# Natural Langauge Processing (NLP)
---

- Natural language processing (NLP) refers to the branch of computer science
concerned with giving computers the ability to understand text and spoken words in much the same way human beings can. 
- NLP combines computational linguistics—rule-based modeling of human language—with statistical, machine learning, and deep learning models.
- NLTK, or Natural Language Toolkit, is a Python package that can be used for NLP.

## Stemming

---

- Stemming is the process of producing morphological variants of a root/base word.
- Stemming programs are commonly referred to as stemming algorithms or stemmers.
- Stemming is an important part of the pipelining process in Natural language
processing. 
- The input to the stemmer is tokenized words. Some Stemming
algorithms are:

### Porter’s Stemmer

It is based on the idea that the suffixes in the English language are made up of a
combination of smaller and simpler suffixes. This stemmer is known for its speed
and simplicity. The main applications of Porter Stemmer include data mining and
Information retrieval. However, its applications are only limited to English words.

### Snowball Stemmer

When compared to the Porter Stemmer, the Snowball Stemmer can map non-English
words too. Since it supports other languages, the Snowball Stemmers can be called a
multi-lingual stemmer. The Snowball stemmers are also imported from the NLTK
package.

In [11]:
# importing libraries
import nltk
from nltk.stem import PorterStemmer
from nltk.corpus import stopwords
from nltk.stem import SnowballStemmer
import string

In [12]:
# download data for nltk
nltk.download('stopwords')
nltk.download('punkt')

[nltk_data] Downloading package stopwords to /home/totoro/nltk_data...
[nltk_data]   Package stopwords is already up-to-date!
[nltk_data] Downloading package punkt to /home/totoro/nltk_data...
[nltk_data]   Package punkt is already up-to-date!


True

In [13]:
paragraph = """Science is what we do to find out about the natural world. Natural sciences include, chemistry, biology, geology, astronomy, and physics. Science uses mathematics and logic, which are sometimes called "formal sciences". Natural science makes observations and experiments. Science produces accurate facts, scientific laws and theories. 'Science' also refers to the large amount of knowledge that has been found using this process. Research uses the scientific method. Scientific research uses hypotheses based on ideas or earlier knowledge, which can be categorized through different topics. Then those hypotheses are tested by experiments. People who study and research science and try to find out everything about it are called scientists. Scientists study things by looking at them very carefully, by measuring them, and by doing experiments and tests. Scientists try to explain why things act the way they do, and predict what will happen."""

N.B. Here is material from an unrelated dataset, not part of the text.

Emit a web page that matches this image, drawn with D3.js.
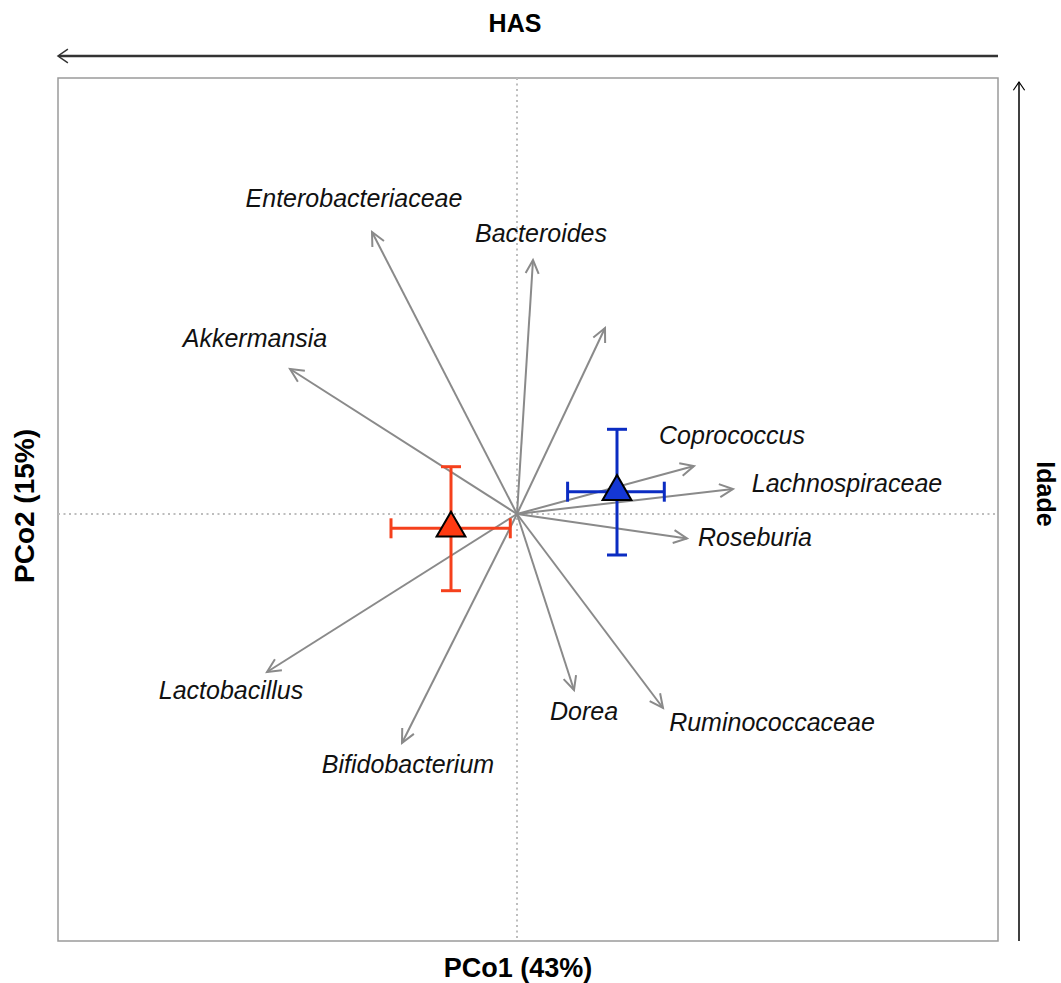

## Tokenizing using PorterStemmer

In [14]:
# tokenizing using porter stemmer
sentences = nltk.sent_tokenize(paragraph)
sentences

['Science is what we do to find out about the natural world.',
 'Natural sciences include, chemistry, biology, geology, astronomy, and physics.',
 'Science uses mathematics and logic, which are sometimes called "formal sciences".',
 'Natural science makes observations and experiments.',
 'Science produces accurate facts, scientific laws and theories.',
 "'Science' also refers to the large amount of knowledge that has been found using this process.",
 'Research uses the scientific method.',
 'Scientific research uses hypotheses based on ideas or earlier knowledge, which can be categorized through different topics.',
 'Then those hypotheses are tested by experiments.',
 'People who study and research science and try to find out everything about it are called scientists.',
 'Scientists study things by looking at them very carefully, by measuring them, and by doing experiments and tests.',
 'Scientists try to explain why things act the way they do, and predict what will happen.']

In [15]:
stemmer = PorterStemmer()

In [16]:
for i in range(len(sentences)):
  words = nltk.word_tokenize(sentences[i])
  words = [stemmer.stem(word) for word in words if word not in set(stopwords.words('english'))]
  sentences[i] = ' '.join(words)
# output of porter stemmer
sentences

['scienc find natur world .',
 'natur scienc includ , chemistri , biolog , geolog , astronomi , physic .',
 "scienc use mathemat logic , sometim call `` formal scienc '' .",
 'natur scienc make observ experi .',
 'scienc produc accur fact , scientif law theori .',
 "'scienc ' also refer larg amount knowledg found use process .",
 'research use scientif method .',
 'scientif research use hypothes base idea earlier knowledg , categor differ topic .',
 'then hypothes test experi .',
 'peopl studi research scienc tri find everyth call scientist .',
 'scientist studi thing look care , measur , experi test .',
 'scientist tri explain thing act way , predict happen .']

## Tokenize using SnowballStemmer

In [17]:
stemmer2 = SnowballStemmer('english')

In [18]:
for i in range(len(sentences)):
  words = nltk.word_tokenize(sentences[i])
  words = [stemmer2.stem(word) for word in words if word not in set(stopwords.words('english'))]
  sentences[i] = ' '.join(words)
# output using snowball stemmer
sentences

['scienc find natur world .',
 'natur scienc includ , chemistri , biolog , geolog , astronomi , physic .',
 'scienc use mathemat logic , sometim call `` formal scienc `` .',
 'natur scienc make observ experi .',
 'scienc produc accur fact , scientif law theori .',
 "scienc ' also refer larg amount knowledg found use process .",
 'research use scientif method .',
 'scientif research use hypoth base idea earlier knowledg , categor differ topic .',
 'hypoth test experi .',
 'peopl studi research scienc tri find everyth call scientist .',
 'scientist studi thing look care , measur , experi test .',
 'scientist tri explain thing act way , predict happen .']

## Removing Punctuations


In [19]:
filtered = []
s = set(string.punctuation)
print(' '.join(s))

" { ` ^ = - + < & / . % $ > ! : ( ~ # ? _ , ' ) [ @ \ | } * ; ]


In [20]:
for i in range(len(sentences)):
  words = nltk.word_tokenize(sentences[i])

  for j in words:
    if j not in s:
      filtered.append(j)
' '.join(filtered)

'scienc find natur world natur scienc includ chemistri biolog geolog astronomi physic scienc use mathemat logic sometim call `` formal scienc `` natur scienc make observ experi scienc produc accur fact scientif law theori scienc also refer larg amount knowledg found use process research use scientif method scientif research use hypoth base idea earlier knowledg categor differ topic hypoth test experi peopl studi research scienc tri find everyth call scientist scientist studi thing look care measur experi test scientist tri explain thing act way predict happen'

In [1]:
t = """Hello, I am ram and I like to study science books."""

In [None]:
for i in range(len(t)):
    words = nltk.word_tokenize(t)